### WRITTEN REQUEST
Starting at the line that contains "Write a Python", copy every line down to the line that contains "bottom = [b", inclusive, exactly as it stands. Omit all other lines.

### PROVIDED INFORMATION
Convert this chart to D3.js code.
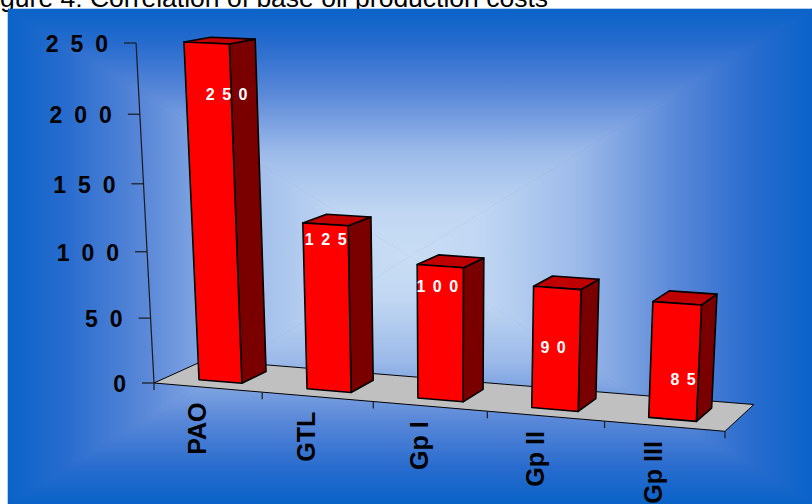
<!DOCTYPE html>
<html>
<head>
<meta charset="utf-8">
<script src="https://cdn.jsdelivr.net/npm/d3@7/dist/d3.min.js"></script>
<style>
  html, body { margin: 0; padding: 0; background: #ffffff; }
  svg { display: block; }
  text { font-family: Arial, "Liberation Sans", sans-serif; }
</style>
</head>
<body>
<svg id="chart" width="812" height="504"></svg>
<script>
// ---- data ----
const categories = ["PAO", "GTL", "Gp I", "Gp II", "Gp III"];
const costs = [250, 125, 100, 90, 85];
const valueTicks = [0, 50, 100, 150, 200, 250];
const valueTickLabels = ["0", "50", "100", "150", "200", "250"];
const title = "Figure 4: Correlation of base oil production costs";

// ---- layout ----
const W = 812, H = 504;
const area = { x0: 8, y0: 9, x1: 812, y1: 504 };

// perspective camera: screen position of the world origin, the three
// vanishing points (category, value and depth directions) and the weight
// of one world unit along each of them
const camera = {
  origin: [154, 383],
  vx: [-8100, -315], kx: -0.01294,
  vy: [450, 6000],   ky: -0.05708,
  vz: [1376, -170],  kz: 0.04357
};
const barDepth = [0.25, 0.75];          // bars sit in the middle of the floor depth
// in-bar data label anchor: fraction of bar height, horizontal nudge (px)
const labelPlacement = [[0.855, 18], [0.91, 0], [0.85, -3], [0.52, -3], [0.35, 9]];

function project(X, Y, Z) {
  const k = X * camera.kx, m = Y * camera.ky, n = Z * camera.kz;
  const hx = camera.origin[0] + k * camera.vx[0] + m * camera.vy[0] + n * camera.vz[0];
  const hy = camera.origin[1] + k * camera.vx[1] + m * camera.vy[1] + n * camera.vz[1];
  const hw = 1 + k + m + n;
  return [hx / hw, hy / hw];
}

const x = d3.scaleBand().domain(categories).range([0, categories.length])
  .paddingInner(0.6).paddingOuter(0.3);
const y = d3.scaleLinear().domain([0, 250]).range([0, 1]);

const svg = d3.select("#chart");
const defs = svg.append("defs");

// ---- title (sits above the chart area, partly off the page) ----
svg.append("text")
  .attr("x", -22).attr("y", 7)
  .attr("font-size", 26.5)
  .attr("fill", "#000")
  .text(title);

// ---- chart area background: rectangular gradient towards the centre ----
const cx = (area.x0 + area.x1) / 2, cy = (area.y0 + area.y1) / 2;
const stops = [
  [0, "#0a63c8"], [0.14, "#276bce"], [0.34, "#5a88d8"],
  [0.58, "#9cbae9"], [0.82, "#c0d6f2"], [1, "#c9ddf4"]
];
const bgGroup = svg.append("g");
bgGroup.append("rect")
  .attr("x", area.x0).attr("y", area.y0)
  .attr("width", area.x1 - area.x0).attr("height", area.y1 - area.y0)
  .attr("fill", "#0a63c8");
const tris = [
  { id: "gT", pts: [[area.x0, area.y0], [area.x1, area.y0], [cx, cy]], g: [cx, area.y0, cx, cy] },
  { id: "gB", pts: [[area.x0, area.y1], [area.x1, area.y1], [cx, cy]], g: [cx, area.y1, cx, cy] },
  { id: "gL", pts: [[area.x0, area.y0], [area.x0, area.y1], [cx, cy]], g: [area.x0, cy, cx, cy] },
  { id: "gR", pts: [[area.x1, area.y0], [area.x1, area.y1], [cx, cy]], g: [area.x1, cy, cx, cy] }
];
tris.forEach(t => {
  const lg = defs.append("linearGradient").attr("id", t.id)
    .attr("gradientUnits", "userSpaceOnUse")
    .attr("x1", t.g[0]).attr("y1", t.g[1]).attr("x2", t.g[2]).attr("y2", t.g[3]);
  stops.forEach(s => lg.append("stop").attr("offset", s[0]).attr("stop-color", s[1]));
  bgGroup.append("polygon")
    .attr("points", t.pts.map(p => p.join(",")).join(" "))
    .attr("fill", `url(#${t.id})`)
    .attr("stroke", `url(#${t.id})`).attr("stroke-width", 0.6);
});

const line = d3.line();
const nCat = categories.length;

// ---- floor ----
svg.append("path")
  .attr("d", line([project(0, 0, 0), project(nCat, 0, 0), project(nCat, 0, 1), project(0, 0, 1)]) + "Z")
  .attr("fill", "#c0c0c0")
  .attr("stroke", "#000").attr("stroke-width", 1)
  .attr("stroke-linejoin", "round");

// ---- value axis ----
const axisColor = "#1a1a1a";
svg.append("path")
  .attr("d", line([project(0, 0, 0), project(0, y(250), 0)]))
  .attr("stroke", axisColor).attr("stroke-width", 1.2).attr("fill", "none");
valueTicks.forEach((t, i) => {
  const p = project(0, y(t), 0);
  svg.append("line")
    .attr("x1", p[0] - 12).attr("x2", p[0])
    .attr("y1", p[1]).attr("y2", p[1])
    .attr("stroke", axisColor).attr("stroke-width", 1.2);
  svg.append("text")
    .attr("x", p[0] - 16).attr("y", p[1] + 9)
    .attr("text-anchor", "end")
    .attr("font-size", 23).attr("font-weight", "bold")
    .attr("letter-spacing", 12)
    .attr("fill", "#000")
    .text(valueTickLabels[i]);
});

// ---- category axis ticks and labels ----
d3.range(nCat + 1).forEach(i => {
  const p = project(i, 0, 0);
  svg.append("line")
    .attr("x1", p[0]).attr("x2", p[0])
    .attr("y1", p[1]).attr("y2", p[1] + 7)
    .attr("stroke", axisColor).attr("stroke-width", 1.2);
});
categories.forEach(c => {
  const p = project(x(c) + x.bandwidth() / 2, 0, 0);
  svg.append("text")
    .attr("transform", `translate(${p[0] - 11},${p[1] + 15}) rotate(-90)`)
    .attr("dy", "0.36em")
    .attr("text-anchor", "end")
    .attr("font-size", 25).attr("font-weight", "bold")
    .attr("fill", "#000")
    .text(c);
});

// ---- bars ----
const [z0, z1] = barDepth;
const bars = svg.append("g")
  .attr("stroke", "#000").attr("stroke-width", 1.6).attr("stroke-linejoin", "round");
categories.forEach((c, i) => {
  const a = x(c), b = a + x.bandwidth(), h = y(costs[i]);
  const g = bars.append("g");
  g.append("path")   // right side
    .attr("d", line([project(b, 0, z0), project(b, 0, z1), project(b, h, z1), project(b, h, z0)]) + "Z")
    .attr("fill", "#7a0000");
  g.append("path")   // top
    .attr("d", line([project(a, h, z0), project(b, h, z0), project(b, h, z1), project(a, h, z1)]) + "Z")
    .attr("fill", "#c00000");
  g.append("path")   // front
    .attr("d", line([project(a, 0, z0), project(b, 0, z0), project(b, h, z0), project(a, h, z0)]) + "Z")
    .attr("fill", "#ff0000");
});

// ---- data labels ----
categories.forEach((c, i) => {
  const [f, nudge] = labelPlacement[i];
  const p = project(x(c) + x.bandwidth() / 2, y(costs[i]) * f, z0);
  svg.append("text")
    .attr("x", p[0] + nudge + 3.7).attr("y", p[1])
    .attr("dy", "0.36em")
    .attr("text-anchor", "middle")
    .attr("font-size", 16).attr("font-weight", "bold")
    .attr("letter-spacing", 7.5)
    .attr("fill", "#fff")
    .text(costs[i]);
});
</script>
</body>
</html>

==

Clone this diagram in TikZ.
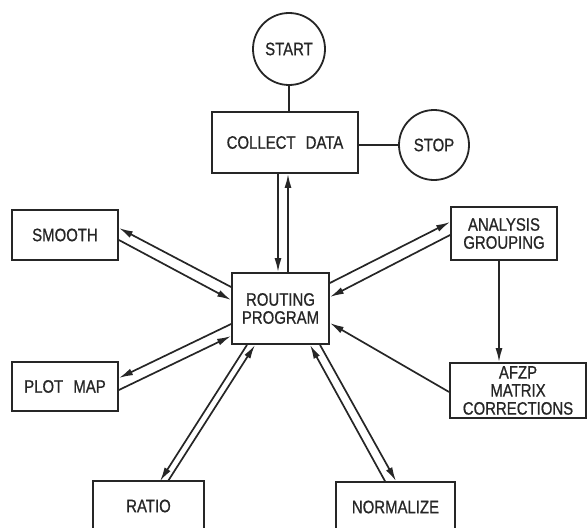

...

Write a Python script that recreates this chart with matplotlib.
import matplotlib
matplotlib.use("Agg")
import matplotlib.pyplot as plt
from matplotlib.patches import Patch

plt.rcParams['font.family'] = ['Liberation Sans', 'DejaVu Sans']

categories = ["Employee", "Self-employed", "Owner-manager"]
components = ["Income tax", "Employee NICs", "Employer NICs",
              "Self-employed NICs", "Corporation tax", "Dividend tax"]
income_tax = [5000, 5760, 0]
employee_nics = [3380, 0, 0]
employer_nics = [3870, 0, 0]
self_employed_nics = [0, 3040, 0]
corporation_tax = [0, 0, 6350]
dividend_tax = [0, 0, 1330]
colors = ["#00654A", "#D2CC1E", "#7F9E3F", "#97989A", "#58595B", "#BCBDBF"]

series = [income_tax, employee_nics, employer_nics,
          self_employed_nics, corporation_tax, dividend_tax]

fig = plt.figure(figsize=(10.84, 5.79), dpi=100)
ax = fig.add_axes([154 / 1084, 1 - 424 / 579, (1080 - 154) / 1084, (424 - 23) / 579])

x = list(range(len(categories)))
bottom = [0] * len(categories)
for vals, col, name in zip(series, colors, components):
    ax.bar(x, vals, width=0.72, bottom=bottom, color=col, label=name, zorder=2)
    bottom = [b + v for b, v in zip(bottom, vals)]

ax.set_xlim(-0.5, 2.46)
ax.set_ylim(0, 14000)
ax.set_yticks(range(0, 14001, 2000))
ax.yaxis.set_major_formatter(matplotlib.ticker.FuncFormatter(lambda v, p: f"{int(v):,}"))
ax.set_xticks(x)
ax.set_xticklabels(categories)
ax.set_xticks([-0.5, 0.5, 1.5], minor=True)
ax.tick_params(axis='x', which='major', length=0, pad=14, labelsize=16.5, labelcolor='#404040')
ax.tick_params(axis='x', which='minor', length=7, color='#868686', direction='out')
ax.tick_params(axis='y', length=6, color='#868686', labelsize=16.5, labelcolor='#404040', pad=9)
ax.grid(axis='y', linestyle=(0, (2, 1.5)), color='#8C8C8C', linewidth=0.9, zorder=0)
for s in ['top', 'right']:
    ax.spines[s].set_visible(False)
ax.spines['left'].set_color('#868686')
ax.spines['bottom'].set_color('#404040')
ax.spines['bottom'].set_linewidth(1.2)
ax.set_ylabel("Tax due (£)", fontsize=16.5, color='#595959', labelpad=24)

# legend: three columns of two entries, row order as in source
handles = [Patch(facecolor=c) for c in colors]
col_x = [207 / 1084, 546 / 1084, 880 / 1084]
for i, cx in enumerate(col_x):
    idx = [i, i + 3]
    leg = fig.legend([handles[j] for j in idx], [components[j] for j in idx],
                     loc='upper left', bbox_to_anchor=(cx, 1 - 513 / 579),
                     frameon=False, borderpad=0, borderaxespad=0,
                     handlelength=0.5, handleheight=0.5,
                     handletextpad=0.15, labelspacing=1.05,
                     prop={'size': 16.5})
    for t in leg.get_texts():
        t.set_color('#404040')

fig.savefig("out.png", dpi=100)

### THE OUTPUT
Write a Python script that recreates this chart with matplotlib.
import matplotlib
matplotlib.use("Agg")
import matplotlib.pyplot as plt
from matplotlib.patches import Patch

plt.rcParams['font.family'] = ['Liberation Sans', 'DejaVu Sans']

categories = ["Employee", "Self-employed", "Owner-manager"]
components = ["Income tax", "Employee NICs", "Employer NICs",
              "Self-employed NICs", "Corporation tax", "Dividend tax"]
income_tax = [5000, 5760, 0]
employee_nics = [3380, 0, 0]
employer_nics = [3870, 0, 0]
self_employed_nics = [0, 3040, 0]
corporation_tax = [0, 0, 6350]
dividend_tax = [0, 0, 1330]
colors = ["#00654A", "#D2CC1E", "#7F9E3F", "#97989A", "#58595B", "#BCBDBF"]

series = [income_tax, employee_nics, employer_nics,
          self_employed_nics, corporation_tax, dividend_tax]

fig = plt.figure(figsize=(10.84, 5.79), dpi=100)
ax = fig.add_axes([154 / 1084, 1 - 424 / 579, (1080 - 154) / 1084, (424 - 23) / 579])

x = list(range(len(categories)))
bottom = [0] * len(categories)
for vals, col, name in zip(series, colors, components):
    ax.bar(x, vals, width=0.72, bottom=bottom, color=col, label=name, zorder=2)
    bottom = [b + v for b, v in zip(bottom, vals)]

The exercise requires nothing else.